For this reason, family and home ultimately have different definitions for the sisters, and so they separate. The sisters, too, are not just themselves, but symbols of different ways of living—one will always be searching for home and family, and one has perhaps already found both. As Lucy reflects at the novel’s end, there is another gold that continues to draw her: “She thinks about when she stood in a dead lake and held what men desired and died for. She thinks that was nothing, really, compared to the way the noonday sun makes the grass blaze. Horizon to horizon a shimmer. Who could truly grasp it, the huge and maddening glint, the ever-shifting mirage, the grass that refused to be owned or pinned but changed with every angle of light. . .” Unlike Sam, the explorer, Lucy feels there’s “[a] kind of gift in never knowing how much of these hills might be gold.”

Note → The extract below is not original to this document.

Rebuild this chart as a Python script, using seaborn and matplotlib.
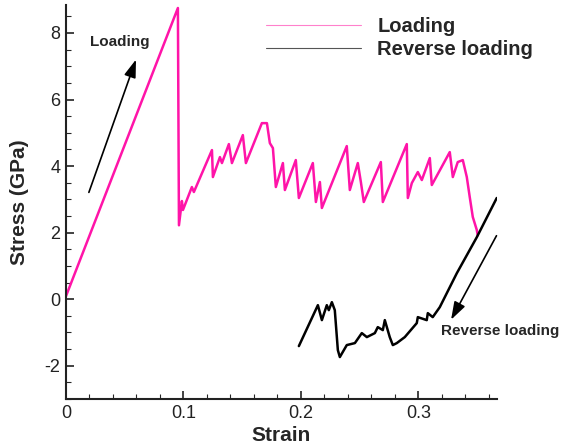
import numpy as np
import pandas as pd
import matplotlib
matplotlib.use("Agg")
import matplotlib.pyplot as plt
from matplotlib.ticker import MultipleLocator, FormatStrFormatter
import seaborn as sns

sns.set_theme(style="ticks")
plt.rcParams['font.family'] = ['Liberation Sans', 'DejaVu Sans']
plt.rcParams['axes.unicode_minus'] = False

# loading curve (strain, stress in GPa)
load_strain = [0.0, 0.0953, 0.0962, 0.0987, 0.0996, 0.1072, 0.1089, 0.1243, 0.1251,
               0.1311, 0.1328, 0.1387, 0.1413, 0.1506, 0.1532, 0.1668, 0.1711, 0.1736,
               0.1762, 0.1787, 0.1847, 0.1864, 0.1957, 0.1983, 0.2102, 0.2128, 0.2162,
               0.2179, 0.2391, 0.2417, 0.2485, 0.2511, 0.2536, 0.2681, 0.2698, 0.2902,
               0.2911, 0.2945, 0.2996, 0.3030, 0.3098, 0.3115, 0.3268, 0.3294, 0.3336,
               0.3379, 0.3413, 0.3438, 0.3464, 0.3498, 0.3506]
load_stress = [0.09, 8.75, 2.22, 2.95, 2.68, 3.37, 3.22, 4.48, 3.67,
               4.27, 4.09, 4.66, 4.09, 4.93, 4.09, 5.29, 5.29, 4.69,
               4.54, 3.37, 4.09, 3.28, 4.18, 3.04, 4.09, 2.92, 3.52,
               2.74, 4.60, 3.28, 4.09, 3.52, 2.92, 4.12, 2.92, 4.66,
               3.04, 3.49, 3.82, 3.58, 4.24, 3.43, 4.42, 3.67, 4.12,
               4.18, 3.67, 3.07, 2.47, 2.08, 1.92]

# reverse loading curve
rev_strain = [0.1983, 0.2145, 0.2179, 0.2221, 0.2238, 0.2264, 0.2289, 0.2315, 0.2332,
              0.2391, 0.2460, 0.2519, 0.2562, 0.2630, 0.2655, 0.2698, 0.2715, 0.2757,
              0.2783, 0.2817, 0.2885, 0.2987, 0.2996, 0.3072, 0.3081, 0.3123, 0.3183,
              0.3328, 0.3498, 0.3668]
rev_stress = [-1.41, -0.18, -0.63, -0.18, -0.33, -0.09, -0.33, -1.53, -1.74,
              -1.38, -1.32, -1.02, -1.14, -1.02, -0.84, -0.93, -0.63, -1.14,
              -1.38, -1.32, -1.14, -0.72, -0.54, -0.63, -0.42, -0.54, -0.24,
              0.78, 1.86, 3.04]

df = pd.concat([
    pd.DataFrame({"strain": load_strain, "stress": load_stress, "case": "Loading"}),
    pd.DataFrame({"strain": rev_strain, "stress": rev_stress, "case": "Reverse loading"}),
])

fig = plt.figure(figsize=(5.62, 4.47), dpi=100)
ax = fig.add_axes([0.1174, 0.1074, 0.7669, 0.8814])

sns.lineplot(data=df, x="strain", y="stress", hue="case", sort=False,
             palette={"Loading": "#ff14a8", "Reverse loading": "black"},
             linewidth=1.8, ax=ax)

ax.set_xlim(0, 0.367)
ax.set_ylim(-3, 8.84)
ax.xaxis.set_major_locator(MultipleLocator(0.1))
ax.xaxis.set_minor_locator(MultipleLocator(0.02))
ax.yaxis.set_major_locator(MultipleLocator(2))
ax.yaxis.set_minor_locator(MultipleLocator(0.5))
ax.xaxis.set_major_formatter(FormatStrFormatter('%g'))
ax.yaxis.set_major_formatter(FormatStrFormatter('%g'))
ax.tick_params(which='major', direction='in', length=6, width=1.2, labelsize=13,
               colors='#222222', pad=4)
ax.tick_params(which='minor', direction='in', length=3.5, width=0.8)
for s in ['top', 'right']:
    ax.spines[s].set_visible(False)
for s in ['left', 'bottom']:
    ax.spines[s].set_linewidth(1.5)
    ax.spines[s].set_color('#222222')

ax.set_xlabel("Strain", fontsize=15, fontweight='bold', labelpad=3)
ax.set_ylabel("Stress (GPa)", fontsize=15, fontweight='bold', labelpad=11)

leg = ax.legend(loc="upper left", bbox_to_anchor=(0.423, 1.015), frameon=False,
                handlelength=4.7, handletextpad=0.8, labelspacing=0.2,
                prop={'size': 14.5, 'weight': 'bold'})
for line, c in zip(leg.get_lines(), ["#ff80cc", "#555555"]):
    line.set_linewidth(0.8)
    line.set_color(c)

ax.annotate("", xy=(0.0604, 7.28), xytext=(0.0187, 3.13),
            arrowprops=dict(arrowstyle='-|>,head_length=0.9,head_width=0.3', color='black', lw=1.2))
ax.text(0.046, 7.73, "Loading", ha='center', va='center', fontsize=11, fontweight='bold')

ax.annotate("", xy=(0.3268, -0.69), xytext=(0.3677, 1.98),
            arrowprops=dict(arrowstyle='-|>,head_length=0.9,head_width=0.3', color='black', lw=1.2))
ax.text(0.3197, -0.96, "Reverse loading", ha='left', va='center', fontsize=11,
        fontweight='bold', clip_on=False)

fig.savefig("out.png", dpi=100)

The novel, in a way, does not have an ending. No punctuation marks the last desire of Lucy’s: “She wants”. Readers are left wondering what Lucy desires, if not to follow Sam to China. Her sentence lingers on the brink of a history being written in the speaking. Whatever is calling her—Ma, Ba’s spirit, Sam, the land—the mystery of it lingers long after the book is closed. Zhang’s How Much of These Hills Is Gold is a treasure-trove of questions that devastate even as they beckon readers on.